*Given problem*.
Reproduce the listing exactly, with no pictures in your copy.

*Supplied data*.
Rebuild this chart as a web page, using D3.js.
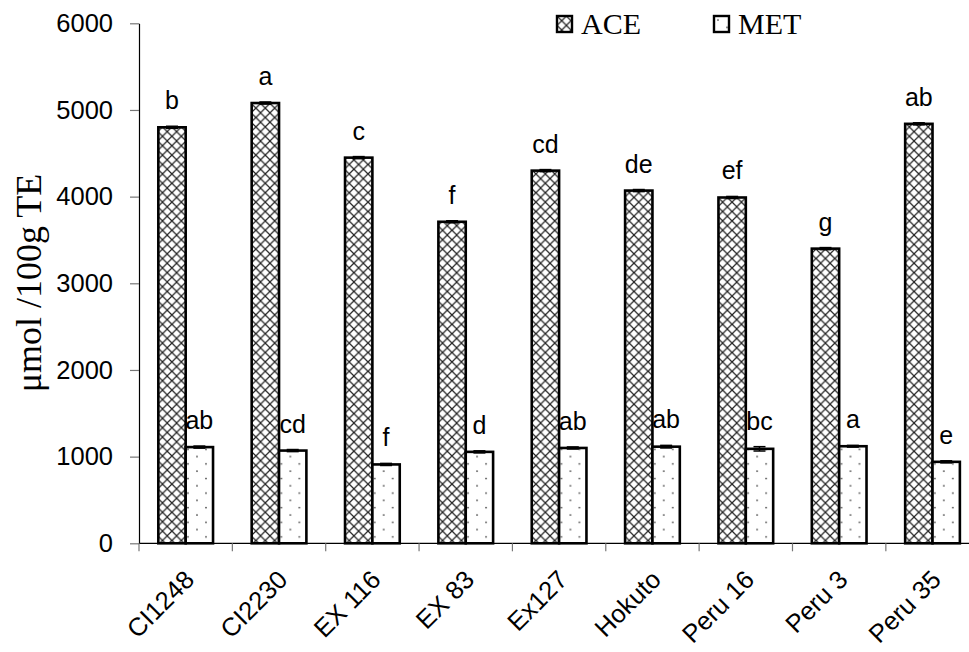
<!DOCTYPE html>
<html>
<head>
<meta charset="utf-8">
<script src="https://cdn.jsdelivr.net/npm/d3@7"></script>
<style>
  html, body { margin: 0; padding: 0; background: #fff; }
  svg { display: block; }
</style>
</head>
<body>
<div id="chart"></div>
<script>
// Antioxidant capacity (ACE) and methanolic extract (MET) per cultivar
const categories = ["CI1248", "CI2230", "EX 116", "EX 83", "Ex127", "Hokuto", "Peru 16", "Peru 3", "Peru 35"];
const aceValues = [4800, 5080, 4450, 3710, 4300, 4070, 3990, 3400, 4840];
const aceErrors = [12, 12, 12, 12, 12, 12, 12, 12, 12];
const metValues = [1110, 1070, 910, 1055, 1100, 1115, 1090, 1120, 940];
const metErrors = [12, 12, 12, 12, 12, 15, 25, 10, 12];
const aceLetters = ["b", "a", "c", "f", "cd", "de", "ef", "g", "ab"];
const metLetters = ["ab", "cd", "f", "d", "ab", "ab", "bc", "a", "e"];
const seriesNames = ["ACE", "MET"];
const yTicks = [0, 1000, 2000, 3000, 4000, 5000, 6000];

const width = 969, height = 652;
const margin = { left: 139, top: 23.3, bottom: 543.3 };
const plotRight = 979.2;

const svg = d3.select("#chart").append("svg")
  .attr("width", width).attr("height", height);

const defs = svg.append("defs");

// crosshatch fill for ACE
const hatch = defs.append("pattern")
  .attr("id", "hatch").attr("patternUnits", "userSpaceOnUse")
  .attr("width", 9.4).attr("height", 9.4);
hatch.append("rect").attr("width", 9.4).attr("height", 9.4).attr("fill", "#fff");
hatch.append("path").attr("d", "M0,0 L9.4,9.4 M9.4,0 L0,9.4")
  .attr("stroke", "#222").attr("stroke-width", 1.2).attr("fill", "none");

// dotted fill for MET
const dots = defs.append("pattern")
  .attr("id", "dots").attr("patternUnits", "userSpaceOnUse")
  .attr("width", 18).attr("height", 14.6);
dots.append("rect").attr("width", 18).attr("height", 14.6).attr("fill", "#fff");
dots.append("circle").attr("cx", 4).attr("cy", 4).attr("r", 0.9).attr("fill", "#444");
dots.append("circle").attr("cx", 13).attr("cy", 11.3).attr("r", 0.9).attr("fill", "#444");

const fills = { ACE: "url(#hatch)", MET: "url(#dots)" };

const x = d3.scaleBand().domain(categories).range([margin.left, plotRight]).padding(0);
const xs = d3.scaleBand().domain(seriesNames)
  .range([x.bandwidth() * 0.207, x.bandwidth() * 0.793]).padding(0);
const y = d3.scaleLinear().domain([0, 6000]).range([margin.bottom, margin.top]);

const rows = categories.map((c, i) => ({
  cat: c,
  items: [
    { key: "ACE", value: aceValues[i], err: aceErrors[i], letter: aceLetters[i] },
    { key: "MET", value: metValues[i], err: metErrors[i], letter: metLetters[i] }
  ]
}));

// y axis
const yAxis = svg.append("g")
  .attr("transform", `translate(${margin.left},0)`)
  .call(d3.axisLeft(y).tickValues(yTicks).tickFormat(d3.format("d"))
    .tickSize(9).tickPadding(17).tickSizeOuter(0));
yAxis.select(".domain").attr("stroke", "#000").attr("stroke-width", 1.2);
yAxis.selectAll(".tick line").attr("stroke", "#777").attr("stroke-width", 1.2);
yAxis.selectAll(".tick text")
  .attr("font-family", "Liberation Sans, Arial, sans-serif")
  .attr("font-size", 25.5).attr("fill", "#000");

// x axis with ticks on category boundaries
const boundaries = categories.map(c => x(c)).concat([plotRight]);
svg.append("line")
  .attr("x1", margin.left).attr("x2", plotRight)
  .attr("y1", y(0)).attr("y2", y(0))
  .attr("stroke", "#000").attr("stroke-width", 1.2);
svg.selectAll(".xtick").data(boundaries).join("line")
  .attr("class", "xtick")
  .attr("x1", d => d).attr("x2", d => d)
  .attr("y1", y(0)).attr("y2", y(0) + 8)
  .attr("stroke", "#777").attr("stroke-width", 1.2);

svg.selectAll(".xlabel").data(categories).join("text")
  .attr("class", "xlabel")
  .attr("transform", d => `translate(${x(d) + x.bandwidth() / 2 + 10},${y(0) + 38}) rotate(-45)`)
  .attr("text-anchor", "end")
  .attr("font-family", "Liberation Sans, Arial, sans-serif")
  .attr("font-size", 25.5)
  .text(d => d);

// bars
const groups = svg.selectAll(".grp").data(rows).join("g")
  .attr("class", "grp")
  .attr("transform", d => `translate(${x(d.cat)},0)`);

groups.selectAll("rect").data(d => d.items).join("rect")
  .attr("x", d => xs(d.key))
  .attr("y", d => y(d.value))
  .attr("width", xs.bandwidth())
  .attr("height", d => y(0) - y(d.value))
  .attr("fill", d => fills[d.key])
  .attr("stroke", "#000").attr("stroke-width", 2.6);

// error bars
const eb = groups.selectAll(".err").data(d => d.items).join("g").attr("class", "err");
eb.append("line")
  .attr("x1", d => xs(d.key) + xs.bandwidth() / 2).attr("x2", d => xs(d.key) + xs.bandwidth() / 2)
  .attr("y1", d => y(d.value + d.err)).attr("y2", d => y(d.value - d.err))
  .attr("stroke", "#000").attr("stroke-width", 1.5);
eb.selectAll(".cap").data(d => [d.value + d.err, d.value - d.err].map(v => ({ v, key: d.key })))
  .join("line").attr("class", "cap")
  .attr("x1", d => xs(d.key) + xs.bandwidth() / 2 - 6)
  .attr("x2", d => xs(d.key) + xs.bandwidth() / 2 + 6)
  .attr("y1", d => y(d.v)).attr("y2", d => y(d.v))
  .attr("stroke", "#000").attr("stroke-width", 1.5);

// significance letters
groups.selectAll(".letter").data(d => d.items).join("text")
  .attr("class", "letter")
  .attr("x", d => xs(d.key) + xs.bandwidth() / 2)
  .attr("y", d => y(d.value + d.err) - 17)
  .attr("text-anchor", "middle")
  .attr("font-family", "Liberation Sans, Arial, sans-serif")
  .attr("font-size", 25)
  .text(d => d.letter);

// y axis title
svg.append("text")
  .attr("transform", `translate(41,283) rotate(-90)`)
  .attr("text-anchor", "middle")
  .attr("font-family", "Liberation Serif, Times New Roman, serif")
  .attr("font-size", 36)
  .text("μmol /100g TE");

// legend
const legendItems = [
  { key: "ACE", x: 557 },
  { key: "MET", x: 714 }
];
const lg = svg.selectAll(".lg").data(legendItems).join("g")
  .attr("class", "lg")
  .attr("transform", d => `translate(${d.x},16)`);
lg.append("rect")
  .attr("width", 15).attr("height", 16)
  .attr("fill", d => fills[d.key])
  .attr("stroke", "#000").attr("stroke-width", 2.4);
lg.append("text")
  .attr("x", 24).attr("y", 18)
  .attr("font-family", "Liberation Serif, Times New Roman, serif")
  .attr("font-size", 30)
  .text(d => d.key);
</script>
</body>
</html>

*The response*.
Rebuild this chart as a web page, using D3.js.
<!DOCTYPE html>
<html>
<head>
<meta charset="utf-8">
<script src="https://cdn.jsdelivr.net/npm/d3@7"></script>
<style>
  html, body { margin: 0; padding: 0; background: #fff; }
  svg { display: block; }
</style>
</head>
<body>
<div id="chart"></div>
<script>
// Antioxidant capacity (ACE) and methanolic extract (MET) per cultivar
const categories = ["CI1248", "CI2230", "EX 116", "EX 83", "Ex127", "Hokuto", "Peru 16", "Peru 3", "Peru 35"];
const aceValues = [4800, 5080, 4450, 3710, 4300, 4070, 3990, 3400, 4840];
const aceErrors = [12, 12, 12, 12, 12, 12, 12, 12, 12];
const metValues = [1110, 1070, 910, 1055, 1100, 1115, 1090, 1120, 940];
const metErrors = [12, 12, 12, 12, 12, 15, 25, 10, 12];
const aceLetters = ["b", "a", "c", "f", "cd", "de", "ef", "g", "ab"];
const metLetters = ["ab", "cd", "f", "d", "ab", "ab", "bc", "a", "e"];
const seriesNames = ["ACE", "MET"];
const yTicks = [0, 1000, 2000, 3000, 4000, 5000, 6000];

const width = 969, height = 652;
const margin = { left: 139, top: 23.3, bottom: 543.3 };
const plotRight = 979.2;

const svg = d3.select("#chart").append("svg")
  .attr("width", width).attr("height", height);

const defs = svg.append("defs");

// crosshatch fill for ACE
const hatch = defs.append("pattern")
  .attr("id", "hatch").attr("patternUnits", "userSpaceOnUse")
  .attr("width", 9.4).attr("height", 9.4);
hatch.append("rect").attr("width", 9.4).attr("height", 9.4).attr("fill", "#fff");
hatch.append("path").attr("d", "M0,0 L9.4,9.4 M9.4,0 L0,9.4")
  .attr("stroke", "#222").attr("stroke-width", 1.2).attr("fill", "none");

// dotted fill for MET
const dots = defs.append("pattern")
  .attr("id", "dots").attr("patternUnits", "userSpaceOnUse")
  .attr("width", 18).attr("height", 14.6);
dots.append("rect").attr("width", 18).attr("height", 14.6).attr("fill", "#fff");
dots.append("circle").attr("cx", 4).attr("cy", 4).attr("r", 0.9).attr("fill", "#444");
dots.append("circle").attr("cx", 13).attr("cy", 11.3).attr("r", 0.9).attr("fill", "#444");

const fills = { ACE: "url(#hatch)", MET: "url(#dots)" };

const x = d3.scaleBand().domain(categories).range([margin.left, plotRight]).padding(0);
const xs = d3.scaleBand().domain(seriesNames)
  .range([x.bandwidth() * 0.207, x.bandwidth() * 0.793]).padding(0);
const y = d3.scaleLinear().domain([0, 6000]).range([margin.bottom, margin.top]);

const rows = categories.map((c, i) => ({
  cat: c,
  items: [
    { key: "ACE", value: aceValues[i], err: aceErrors[i], letter: aceLetters[i] },
    { key: "MET", value: metValues[i], err: metErrors[i], letter: metLetters[i] }
  ]
}));

// y axis
const yAxis = svg.append("g")
  .attr("transform", `translate(${margin.left},0)`)
  .call(d3.axisLeft(y).tickValues(yTicks).tickFormat(d3.format("d"))
    .tickSize(9).tickPadding(17).tickSizeOuter(0));
yAxis.select(".domain").attr("stroke", "#000").attr("stroke-width", 1.2);
yAxis.selectAll(".tick line").attr("stroke", "#777").attr("stroke-width", 1.2);
yAxis.selectAll(".tick text")
  .attr("font-family", "Liberation Sans, Arial, sans-serif")
  .attr("font-size", 25.5).attr("fill", "#000");

// x axis with ticks on category boundaries
const boundaries = categories.map(c => x(c)).concat([plotRight]);
svg.append("line")
  .attr("x1", margin.left).attr("x2", plotRight)
  .attr("y1", y(0)).attr("y2", y(0))
  .attr("stroke", "#000").attr("stroke-width", 1.2);
svg.selectAll(".xtick").data(boundaries).join("line")
  .attr("class", "xtick")
  .attr("x1", d => d).attr("x2", d => d)
  .attr("y1", y(0)).attr("y2", y(0) + 8)
  .attr("stroke", "#777").attr("stroke-width", 1.2);

svg.selectAll(".xlabel").data(categories).join("text")
  .attr("class", "xlabel")
  .attr("transform", d => `translate(${x(d) + x.bandwidth() / 2 + 10},${y(0) + 38}) rotate(-45)`)
  .attr("text-anchor", "end")
  .attr("font-family", "Liberation Sans, Arial, sans-serif")
  .attr("font-size", 25.5)
  .text(d => d);

// bars
const groups = svg.selectAll(".grp").data(rows).join("g")
  .attr("class", "grp")
  .attr("transform", d => `translate(${x(d.cat)},0)`);

groups.selectAll("rect").data(d => d.items).join("rect")
  .attr("x", d => xs(d.key))
  .attr("y", d => y(d.value))
  .attr("width", xs.bandwidth())
  .attr("height", d => y(0) - y(d.value))
  .attr("fill", d => fills[d.key])
  .attr("stroke", "#000").attr("stroke-width", 2.6);

// error bars
const eb = groups.selectAll(".err").data(d => d.items).join("g").attr("class", "err");
eb.append("line")
  .attr("x1", d => xs(d.key) + xs.bandwidth() / 2).attr("x2", d => xs(d.key) + xs.bandwidth() / 2)
  .attr("y1", d => y(d.value + d.err)).attr("y2", d => y(d.value - d.err))
  .attr("stroke", "#000").attr("stroke-width", 1.5);
eb.selectAll(".cap").data(d => [d.value + d.err, d.value - d.err].map(v => ({ v, key: d.key })))
  .join("line").attr("class", "cap")
  .attr("x1", d => xs(d.key) + xs.bandwidth() / 2 - 6)
  .attr("x2", d => xs(d.key) + xs.bandwidth() / 2 + 6)
  .attr("y1", d => y(d.v)).attr("y2", d => y(d.v))
  .attr("stroke", "#000").attr("stroke-width", 1.5);

// significance letters
groups.selectAll(".letter").data(d => d.items).join("text")
  .attr("class", "letter")
  .attr("x", d => xs(d.key) + xs.bandwidth() / 2)
  .attr("y", d => y(d.value + d.err) - 17)
  .attr("text-anchor", "middle")
  .attr("font-family", "Liberation Sans, Arial, sans-serif")
  .attr("font-size", 25)
  .text(d => d.letter);

// y axis title
svg.append("text")
  .attr("transform", `translate(41,283) rotate(-90)`)
  .attr("text-anchor", "middle")
  .attr("font-family", "Liberation Serif, Times New Roman, serif")
  .attr("font-size", 36)
  .text("μmol /100g TE");

// legend
const legendItems = [
  { key: "ACE", x: 557 },
  { key: "MET", x: 714 }
];
const lg = svg.selectAll(".lg").data(legendItems).join("g")
  .attr("class", "lg")
  .attr("transform", d => `translate(${d.x},16)`);
lg.append("rect")
  .attr("width", 15).attr("height", 16)
  .attr("fill", d => fills[d.key])
  .attr("stroke", "#000").attr("stroke-width", 2.4);
lg.append("text")
  .attr("x", 24).attr("y", 18)
  .attr("font-family", "Liberation Serif, Times New Roman, serif")
  .attr("font-size", 30)
  .text(d => d.key);
</script>
</body>
</html>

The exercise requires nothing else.